The custom of reading the Ten Commandments with the upper set of cantillations is quite ancient and is mentioned in the early Torah commentaries. However, there is disagreement as to exactly *when* the upper set is to be used. The Magen Avraham (494:0) cites the disagreement: CHIZKUNI (Shemos 20:14) and MAS'AS BINYAMIN (#6) assert that they are only to be used on Shavuos; the lower set of cantillations are to be used for the Shabbos readings of Yisro and Va'eschanan. On the other hand, OHR TORAH and HAKOSEV (Ein Yakov, Yerushalmi Shekalim, ch.7) tell us to read even the Shabbos readings using the upper set of cantillations and to use the lower set only when reading the Torah in private. Present day practice (in most synagogues) is in accordance with the latter opinion.

When the Ten Commandments are read with the upper set of cantillations, Rav Soloveitchik explained, it is clear from the very *manner in which the verses are read* (i.e. as Ten Commandments, not as individual verses) that we are commemorating an event rather than simply reading a portion of the Torah. It is thus justifiable to stand during this Torah reading since standing is a commemorative act which cannot be mistaken as a show of preferential treatment for one part of the Torah.

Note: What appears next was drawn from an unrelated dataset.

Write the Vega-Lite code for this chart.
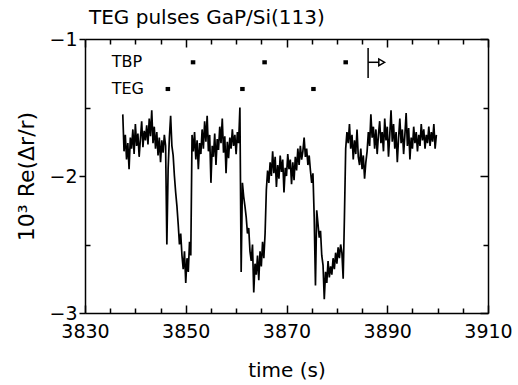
{
  "$schema": "https://vega.github.io/schema/vega-lite/v6.json",
  "width": 403,
  "height": 274,
  "autosize": "none",
  "padding": {"left": 85, "top": 39, "right": 30, "bottom": 72},
  "config": {"font": "DejaVu Sans", "view": {"stroke": null}},
  "title": {"text": "TEG pulses GaP/Si(113)", "anchor": "start", "frame": "group", "fontSize": 20, "fontWeight": "normal", "dx": 4, "offset": 2, "color": "black"},
  "datasets": {
    "trace": [
      {"t":3837.50,"v":-1.55},{"t":3837.75,"v":-1.82},{"t":3838.00,"v":-1.70},{"t":3838.25,"v":-1.88},{"t":3838.50,"v":-1.76},{"t":3838.75,"v":-1.95},{"t":3839.00,"v":-1.72},{"t":3839.25,"v":-1.80},{"t":3839.50,"v":-1.66},{"t":3839.75,"v":-1.84},
      {"t":3840.00,"v":-1.62},{"t":3840.25,"v":-1.78},{"t":3840.50,"v":-1.69},{"t":3840.75,"v":-1.86},{"t":3841.00,"v":-1.73},{"t":3841.25,"v":-1.60},{"t":3841.50,"v":-1.79},{"t":3841.75,"v":-1.67},{"t":3842.00,"v":-1.74},{"t":3842.25,"v":-1.63},
      {"t":3842.50,"v":-1.77},{"t":3842.75,"v":-1.58},{"t":3843.00,"v":-1.71},{"t":3843.25,"v":-1.52},{"t":3843.50,"v":-1.76},{"t":3843.75,"v":-1.64},{"t":3844.00,"v":-1.80},{"t":3844.25,"v":-1.68},{"t":3844.50,"v":-1.85},{"t":3844.75,"v":-1.72},
      {"t":3845.00,"v":-1.90},{"t":3845.25,"v":-1.74},{"t":3845.50,"v":-1.83},{"t":3845.75,"v":-1.70},{"t":3846.00,"v":-1.78},{"t":3846.25,"v":-2.50},{"t":3846.50,"v":-1.95},{"t":3846.75,"v":-1.72},{"t":3847.00,"v":-1.56},{"t":3847.25,"v":-1.78},
      {"t":3847.50,"v":-1.85},{"t":3847.75,"v":-2.00},{"t":3848.00,"v":-2.12},{"t":3848.25,"v":-2.22},{"t":3848.50,"v":-2.35},{"t":3848.75,"v":-2.50},{"t":3849.00,"v":-2.42},{"t":3849.25,"v":-2.58},{"t":3849.50,"v":-2.68},{"t":3849.75,"v":-2.55},
      {"t":3850.00,"v":-2.78},{"t":3850.25,"v":-2.60},{"t":3850.50,"v":-2.70},{"t":3850.75,"v":-2.48},{"t":3851.00,"v":-2.58},{"t":3851.25,"v":-1.70},{"t":3851.50,"v":-1.82},{"t":3851.75,"v":-1.68},{"t":3852.00,"v":-1.88},{"t":3852.25,"v":-1.74},
      {"t":3852.50,"v":-1.95},{"t":3852.75,"v":-1.76},{"t":3853.00,"v":-1.84},{"t":3853.25,"v":-1.66},{"t":3853.50,"v":-1.80},{"t":3853.75,"v":-1.60},{"t":3854.00,"v":-1.75},{"t":3854.25,"v":-1.56},{"t":3854.50,"v":-1.82},{"t":3854.75,"v":-1.70},
      {"t":3855.00,"v":-2.05},{"t":3855.25,"v":-1.78},{"t":3855.50,"v":-1.86},{"t":3855.75,"v":-1.69},{"t":3856.00,"v":-1.92},{"t":3856.25,"v":-1.73},{"t":3856.50,"v":-1.81},{"t":3856.75,"v":-1.64},{"t":3857.00,"v":-1.76},{"t":3857.25,"v":-1.58},
      {"t":3857.50,"v":-1.83},{"t":3857.75,"v":-1.71},{"t":3858.00,"v":-1.98},{"t":3858.25,"v":-1.75},{"t":3858.50,"v":-1.87},{"t":3858.75,"v":-1.72},{"t":3859.00,"v":-1.80},{"t":3859.25,"v":-1.66},{"t":3859.50,"v":-1.78},{"t":3859.75,"v":-1.70},
      {"t":3860.00,"v":-1.84},{"t":3860.25,"v":-1.68},{"t":3860.50,"v":-1.76},{"t":3860.75,"v":-1.50},{"t":3861.00,"v":-2.70},{"t":3861.25,"v":-2.05},{"t":3861.50,"v":-2.15},{"t":3861.75,"v":-2.22},{"t":3862.00,"v":-2.30},{"t":3862.25,"v":-2.42},
      {"t":3862.50,"v":-2.38},{"t":3862.75,"v":-2.55},{"t":3863.00,"v":-2.62},{"t":3863.25,"v":-2.50},{"t":3863.50,"v":-2.85},{"t":3863.75,"v":-2.64},{"t":3864.00,"v":-2.72},{"t":3864.25,"v":-2.58},{"t":3864.50,"v":-2.76},{"t":3864.75,"v":-2.55},
      {"t":3865.00,"v":-2.66},{"t":3865.25,"v":-2.48},{"t":3865.50,"v":-2.60},{"t":3865.75,"v":-2.42},{"t":3866.00,"v":-2.10},{"t":3866.25,"v":-1.96},{"t":3866.50,"v":-2.05},{"t":3866.75,"v":-1.90},{"t":3867.00,"v":-2.00},{"t":3867.25,"v":-1.82},
      {"t":3867.50,"v":-1.98},{"t":3867.75,"v":-1.86},{"t":3868.00,"v":-2.08},{"t":3868.25,"v":-1.92},{"t":3868.50,"v":-2.02},{"t":3868.75,"v":-1.85},{"t":3869.00,"v":-1.97},{"t":3869.25,"v":-1.88},{"t":3869.50,"v":-2.12},{"t":3869.75,"v":-1.94},
      {"t":3870.00,"v":-2.00},{"t":3870.25,"v":-1.84},{"t":3870.50,"v":-1.95},{"t":3870.75,"v":-1.88},{"t":3871.00,"v":-2.06},{"t":3871.25,"v":-1.90},{"t":3871.50,"v":-2.03},{"t":3871.75,"v":-1.86},{"t":3872.00,"v":-1.96},{"t":3872.25,"v":-1.80},
      {"t":3872.50,"v":-1.92},{"t":3872.75,"v":-1.78},{"t":3873.00,"v":-1.88},{"t":3873.25,"v":-1.82},{"t":3873.50,"v":-1.72},{"t":3873.75,"v":-1.86},{"t":3874.00,"v":-1.80},{"t":3874.25,"v":-1.92},{"t":3874.50,"v":-1.85},{"t":3874.75,"v":-1.96},
      {"t":3875.00,"v":-2.05},{"t":3875.25,"v":-1.98},{"t":3875.50,"v":-2.30},{"t":3875.75,"v":-2.80},{"t":3876.00,"v":-2.25},{"t":3876.25,"v":-2.35},{"t":3876.50,"v":-2.45},{"t":3876.75,"v":-2.40},{"t":3877.00,"v":-2.58},{"t":3877.25,"v":-2.65},
      {"t":3877.50,"v":-2.90},{"t":3877.75,"v":-2.70},{"t":3878.00,"v":-2.78},{"t":3878.25,"v":-2.62},{"t":3878.50,"v":-2.74},{"t":3878.75,"v":-2.66},{"t":3879.00,"v":-2.72},{"t":3879.25,"v":-2.60},{"t":3879.50,"v":-2.68},{"t":3879.75,"v":-2.56},
      {"t":3880.00,"v":-2.64},{"t":3880.25,"v":-2.52},{"t":3880.50,"v":-2.60},{"t":3880.75,"v":-2.50},{"t":3881.00,"v":-2.56},{"t":3881.25,"v":-2.75},{"t":3881.50,"v":-2.30},{"t":3881.75,"v":-1.80},{"t":3882.00,"v":-1.68},{"t":3882.25,"v":-1.76},
      {"t":3882.50,"v":-1.62},{"t":3882.75,"v":-1.80},{"t":3883.00,"v":-1.70},{"t":3883.25,"v":-1.88},{"t":3883.50,"v":-1.74},{"t":3883.75,"v":-1.84},{"t":3884.00,"v":-1.66},{"t":3884.25,"v":-1.86},{"t":3884.50,"v":-1.92},{"t":3884.75,"v":-1.80},
      {"t":3885.00,"v":-1.95},{"t":3885.25,"v":-1.85},{"t":3885.50,"v":-2.02},{"t":3885.75,"v":-1.90},{"t":3886.00,"v":-1.82},{"t":3886.25,"v":-1.68},{"t":3886.50,"v":-1.78},{"t":3886.75,"v":-1.55},{"t":3887.00,"v":-1.72},{"t":3887.25,"v":-1.64},
      {"t":3887.50,"v":-1.80},{"t":3887.75,"v":-1.66},{"t":3888.00,"v":-1.84},{"t":3888.25,"v":-1.70},{"t":3888.50,"v":-1.60},{"t":3888.75,"v":-1.76},{"t":3889.00,"v":-1.68},{"t":3889.25,"v":-1.82},{"t":3889.50,"v":-1.58},{"t":3889.75,"v":-1.74},
      {"t":3890.00,"v":-1.64},{"t":3890.25,"v":-1.86},{"t":3890.50,"v":-1.70},{"t":3890.75,"v":-1.52},{"t":3891.00,"v":-1.75},{"t":3891.25,"v":-1.62},{"t":3891.50,"v":-1.80},{"t":3891.75,"v":-1.68},{"t":3892.00,"v":-1.90},{"t":3892.25,"v":-1.72},
      {"t":3892.50,"v":-1.58},{"t":3892.75,"v":-1.76},{"t":3893.00,"v":-1.66},{"t":3893.25,"v":-1.84},{"t":3893.50,"v":-1.70},{"t":3893.75,"v":-1.54},{"t":3894.00,"v":-1.78},{"t":3894.25,"v":-1.65},{"t":3894.50,"v":-1.88},{"t":3894.75,"v":-1.72},
      {"t":3895.00,"v":-1.80},{"t":3895.25,"v":-1.64},{"t":3895.50,"v":-1.76},{"t":3895.75,"v":-1.68},{"t":3896.00,"v":-1.82},{"t":3896.25,"v":-1.70},{"t":3896.50,"v":-1.78},{"t":3896.75,"v":-1.62},{"t":3897.00,"v":-1.74},{"t":3897.25,"v":-1.66},
      {"t":3897.50,"v":-1.80},{"t":3897.75,"v":-1.70},{"t":3898.00,"v":-1.76},{"t":3898.25,"v":-1.64},{"t":3898.50,"v":-1.78},{"t":3898.75,"v":-1.68},{"t":3899.00,"v":-1.75},{"t":3899.25,"v":-1.62},{"t":3899.50,"v":-1.80},{"t":3899.75,"v":-1.70}
    ],
    "pulses": [
      {"gas":"TBP","t0":3851.0,"t1":3851.9,"y0":-1.155,"y1":-1.185},
      {"gas":"TBP","t0":3865.2,"t1":3866.1,"y0":-1.155,"y1":-1.185},
      {"gas":"TBP","t0":3881.3,"t1":3882.2,"y0":-1.155,"y1":-1.185},
      {"gas":"TEG","t0":3846.0,"t1":3846.9,"y0":-1.35,"y1":-1.38},
      {"gas":"TEG","t0":3860.8,"t1":3861.7,"y0":-1.35,"y1":-1.38},
      {"gas":"TEG","t0":3874.9,"t1":3875.8,"y0":-1.35,"y1":-1.38}
    ],
    "labels": [
      {"label":"TBP","t":3835.3,"y":-1.17},
      {"label":"TEG","t":3835.3,"y":-1.365}
    ],
    "marker": [
      {"t":3886.2,"y":-1.065,"y2":-1.285,"t2":3886.2},
      {"t":3886.2,"y":-1.17,"y2":-1.17,"t2":3888.3}
    ],
    "arrow": [
      {"t":3888.9,"y":-1.17}
    ]
  },
  "layer": [
    {
      "data": {"name": "trace"},
      "mark": {"type": "line", "color": "black", "strokeWidth": 1.7},
      "encoding": {
        "x": {"field": "t", "type": "quantitative", "scale": {"domain": [3830, 3910], "nice": false, "zero": false},
          "axis": {"orient": "bottom", "title": "time (s)", "values": [3830,3835,3840,3845,3850,3855,3860,3865,3870,3875,3880,3885,3890,3895,3900,3905,3910],
            "labelExpr": "datum.value % 20 == 10 ? datum.label : ''", "format": "d", "labelOverlap": false,
            "tickSize": {"condition": {"test": "datum.value % 20 == 10", "value": -8}, "value": -5},
            "labelPadding": 17, "labelFontSize": 19, "labelColor": "black", "labelFlush": false,
            "titleFontSize": 20, "titleFontWeight": "normal", "titleColor": "black", "titlePadding": 16,
            "domainColor": "black", "domainWidth": 1.5, "tickColor": "black", "tickWidth": 1.5, "grid": false}},
        "y": {"field": "v", "type": "quantitative", "scale": {"domain": [-3, -1], "nice": false, "zero": false},
          "axis": {"orient": "left", "title": "10³ Re(Δr/r)", "values": [-3, -2, -1], "labelOverlap": false,
            "labelExpr": "datum.value > -1.5 ? '−1' : datum.value > -2.5 ? '−2' : '−3'",
            "tickSize": 6,
            "labelPadding": 2, "labelFontSize": 19, "labelColor": "black", "labelFlush": false,
            "titleFontSize": 22, "titleFontWeight": "normal", "titleColor": "black", "titlePadding": 10,
            "domainColor": "black", "domainWidth": 1.5, "tickColor": "black", "tickWidth": 1.5, "grid": false}}
      }
    },
    {
      "data": {"name": "pulses"},
      "mark": {"type": "rect", "color": "black"},
      "encoding": {
        "x": {"field": "t0", "type": "quantitative",
          "axis": {"orient": "top", "title": null, "labels": false, "values": [3830,3835,3840,3845,3850,3855,3860,3865,3870,3875,3880,3885,3890,3895,3900,3905,3910],
            "tickSize": {"condition": {"test": "datum.value % 20 == 10", "value": -8}, "value": -5},
            "domainColor": "black", "domainWidth": 1.5, "tickColor": "black", "tickWidth": 1.5, "grid": false}},
        "x2": {"field": "t1"},
        "y": {"field": "y0", "type": "quantitative",
          "axis": {"orient": "right", "title": null, "labels": false, "values": [-3, -2.5, -2, -1.5, -1],
            "tickSize": {"condition": {"test": "datum.value % 1 == 0", "value": -8}, "value": -5},
            "domainColor": "black", "domainWidth": 1.5, "tickColor": "black", "tickWidth": 1.5, "grid": false}},
        "y2": {"field": "y1"}
      }
    },
    {
      "data": {"name": "labels"},
      "mark": {"type": "text", "align": "left", "baseline": "middle", "fontSize": 16, "color": "black"},
      "encoding": {
        "x": {"field": "t", "type": "quantitative", "axis": null},
        "y": {"field": "y", "type": "quantitative",
          "axis": {"orient": "left", "title": null, "labels": false, "domain": false, "values": [-2.5, -1.5],
            "tickSize": -5, "tickColor": "black", "tickWidth": 1.5, "grid": false}},
        "text": {"field": "label"}
      }
    },
    {
      "data": {"name": "marker"},
      "mark": {"type": "rule", "color": "black", "strokeWidth": 1.5},
      "encoding": {
        "x": {"field": "t", "type": "quantitative", "axis": null},
        "x2": {"field": "t2"},
        "y": {"field": "y", "type": "quantitative", "axis": null},
        "y2": {"field": "y2"}
      }
    },
    {
      "data": {"name": "arrow"},
      "mark": {"type": "point", "shape": "triangle-right", "filled": false, "color": "black", "strokeWidth": 1.5, "size": 45, "opacity": 1},
      "encoding": {
        "x": {"field": "t", "type": "quantitative", "axis": null},
        "y": {"field": "y", "type": "quantitative", "axis": null}
      }
    }
  ],
  "resolve": {"axis": {"x": "independent", "y": "independent"}}
}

Where the Rambam lived, however, the Ten Commandments were apparently read using the lower set of cantillations (or perhaps the Rambam was only discussing the Shabbos Torah readings of Yisro and Va'eschanan, which he read using the lower set of cantillations). When read in such a manner, it is not clear that we are commemorating an event. Standing indeed attributes a unique status to the Ten Commandments which could lead to heretical claims.